Muchos insisten en afirmar que, para comunicar de manera efectiva, debemos hablar el idioma que habla la audiencia a la que me dirijo. Nunca me terminó de cerrar esa máxima. Así las cosas, un día, con muchos renglones de escritura manuscrita en mi haber, salió esta construcción.

Imaginemos cómo sería hablarle a un niño de 2 años, tal y como habla un niño de 2 años… ¡Ridículo!

En cambio, creo que los que tenemos el desafío cotidiano de hablarle a un niño, sabemos que le hablamos con nuestro lenguaje, acercándolo con suavidad. Es nuestro propio idioma con toda la atención puesta en el que escucha, para acercárselo, para “hacérsela fácil”. Palabras simples, muchas imágenes, ejemplos de su vida cotidiana.

Funciona igual con adultos: que mi mensaje sea un puente que llegue hasta vos, sí, pero de ida y vuelta, con un “área de servicios” en el medio, en el que podamos encontrarnos y sentarnos en un rincón cálido y placentero, para compartir un rico café.

Charlemos ahí, en esa mitad de camino, con la comodidad de tener en nuestro haber medio camino recorrido, y el misterio del medio camino del otro, por recorrer con sus palabras.

Sentime que te cuento, me decía siempre mi abuela cuando quería mi atención con todos los sentidos. Clavaba sus ojos en los míos y empezaba a contar. Siempre le entendía, porque se quedaba en mis ojos un rato, usaba palabras quietas, de esas que no corren por el cerebro como roedores, de esas que se sientan en canastita frente a un hogar y se balancean con el suave crepitar del fuego. Contame que te siento, es la vuelta. Es escuchar. Es jugar con walkie talkies y entender que si presiono el botón hablo, y si lo suelto, escucho. Que no hay forma posible de hacerlo en simultáneo, por más que el fantasma del multitasking nos persiga.

Ese es el idioma que conecta. El que calma, el que espera. El que mira a los ojos y tiende un puente maravilloso.

Cuando escucho [o leo] seres humanos adoptando discursos deshumanizados como contestadores automáticos, que miran al horizonte y no alinean su vista con la mía, me alejo. Con más o menos consciencia, todos lo hacemos.

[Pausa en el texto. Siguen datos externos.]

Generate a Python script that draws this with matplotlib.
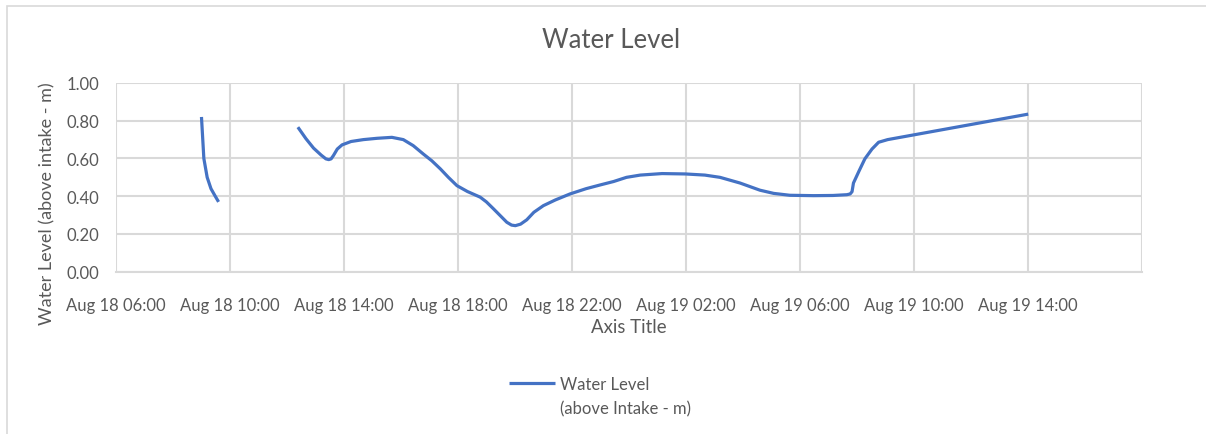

Repelemos aquello que nos provoca distancia, que nos enfría y abrazamos todo lo que nos recuerda a aquella manta suave y calentita que nos espera en ese momento del día que nos sacamos los zapatos.

El idioma de la narrativa consciente es idioma “puente”. Yo te hablo a vos. Sí, a vos. Con mi idioma, pero mirándote a vos, pensando en vos, con la intención de que nos entendamos. No voy a hablar como vos, porque eso implicaría dejar de ser yo misma. Y vos querés escucharme a mí. Y yo quiero escucharte a vos.